Suppose we have a bunch of objects with value, all of which are a power of $2$.
So $1, 2, 4, 8, 16, ...$
We are given some value $x \ge 1$ and we want to find the minimum amount of objects we can use that add up to this $x$.
I want to show that to obtain the minimum amount of objects, I have to pick the biggest possible object each time. This would be equal to
$k = 2^{\lfloor log_2(x)\rfloor}$
I have shown that if we pick the largest possible object each time, then we use at most 1 of each object. Now I'm not sure how to proceed. I could try to show that we require at least a certain amount of objects for each $x$, but this does not seem to be the way to go. I next thought to show that if we don't pick the biggest object, we run into problems. I was stuck however. It seems obvious for a concrete case but hard to show for an arbitrary one. On my current attempt this is where I'm stuck:
Let $x$ be any integer $\ge0$.
Suppose that $y_k$ is the greatest object we can choose. Suppose that $z_k$ is any other object we can choose.
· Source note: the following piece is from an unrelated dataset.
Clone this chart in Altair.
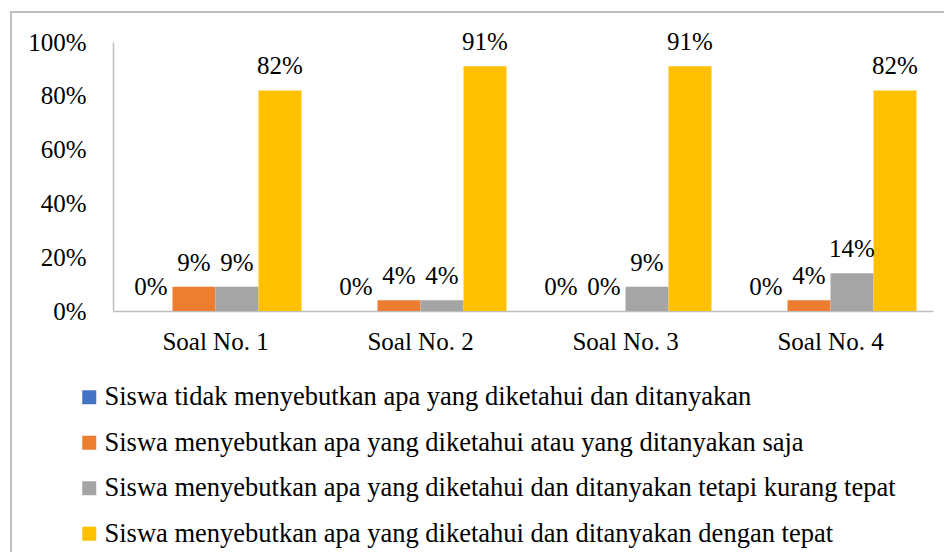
import altair as alt
import pandas as pd

categories = ["Soal No. 1", "Soal No. 2", "Soal No. 3", "Soal No. 4"]
series = [
    "Siswa tidak menyebutkan apa yang diketahui dan ditanyakan",
    "Siswa menyebutkan apa yang diketahui atau yang ditanyakan saja",
    "Siswa menyebutkan apa yang diketahui dan ditanyakan tetapi kurang tepat",
    "Siswa menyebutkan apa yang diketahui dan ditanyakan dengan tepat",
]
values_tidak = [0, 0, 0, 0]
values_atau = [9, 4, 0, 4]
values_kurang = [9, 4, 9, 14]
values_tepat = [82, 91, 91, 82]
colors = ["#4472C4", "#ED7D31", "#A5A5A5", "#FFC000"]

rows = []
for s, vals in zip(series, [values_tidak, values_atau, values_kurang, values_tepat]):
    for c, v in zip(categories, vals):
        rows.append({"cat": c, "series": s, "value": v, "label": f"{v}%"})
df = pd.DataFrame(rows)

FONT = "Liberation Serif, Times New Roman, serif"

base = alt.Chart(df).encode(
    x=alt.X("cat:N", sort=categories,
            scale=alt.Scale(paddingInner=0.161, paddingOuter=0.0805),
            axis=alt.Axis(title=None, labelAngle=0, ticks=False, domainColor="#bfbfbf",
                          domainWidth=1.5, labelFontSize=25, labelColor="#000000",
                          labelPadding=18, labelFont=FONT)),
    xOffset=alt.XOffset("series:N", sort=series, scale=alt.Scale(domain=series)),
    y=alt.Y("value:Q", scale=alt.Scale(domain=[0, 100], nice=False),
            axis=alt.Axis(title=None, values=[0, 20, 40, 60, 80, 100],
                          labelExpr="datum.value + '%'", grid=False, ticks=False,
                          domainColor="#bfbfbf", domainWidth=1.5, labelFontSize=25,
                          labelColor="#000000", labelPadding=27, labelFont=FONT)),
)

bars = base.mark_bar().encode(
    color=alt.Color("series:N", sort=series,
                    scale=alt.Scale(domain=series, range=colors),
                    legend=alt.Legend(title=None, orient="none", legendX=-37, legendY=342,
                                      direction="vertical", columns=1, symbolType="square",
                                      symbolSize=196, symbolStrokeWidth=0, labelFontSize=26.5,
                                      labelFont=FONT, labelColor="#000000", labelLimit=1000,
                                      rowPadding=18.5, labelOffset=2, padding=0)),
)

texts = base.mark_text(baseline="alphabetic", dy=-16, fontSize=25, font=FONT,
                       color="#000000").encode(text="label:N")

border = alt.Chart(alt.Data(values=[{}])).mark_rect(
    fill="transparent", stroke="#bfbfbf", strokeWidth=2
).encode(x=alt.value(-102), x2=alt.value(2000), y=alt.value(-30), y2=alt.value(2000))

chart = alt.layer(border, bars, texts).properties(
    width=820, height=269,
    autosize=alt.AutoSizeParams(type="none"),
    padding={"left": 105, "top": 34, "right": 11, "bottom": 241},
).configure(font=FONT).configure_view(strokeWidth=0, stroke="transparent")

chart.save("out.html", embed_options={"renderer": "svg", "actions": False})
Then $y_k = 2^jz_k$ for some $j\in\mathbb{N}$
Therefore if we choose $z_k$ rather than $y_k$, we also need to pick some ... but at this point my statement is wrong. I don't see what I can say, given that we could pick a smaller $z_k$ but still come out with the same thing.
I am still trying to think of other ways to approach this. Any hints would be appreciated. Thanks!
Edit: Just thought also, we could represent it like :
$x = y_0 + 2y_1 + 4y_2 + ... + 2^{n-1}y_{n-1}$ for $n = \lfloor log_2(x)\rfloor$
And possibly use calculus or sequences somehow?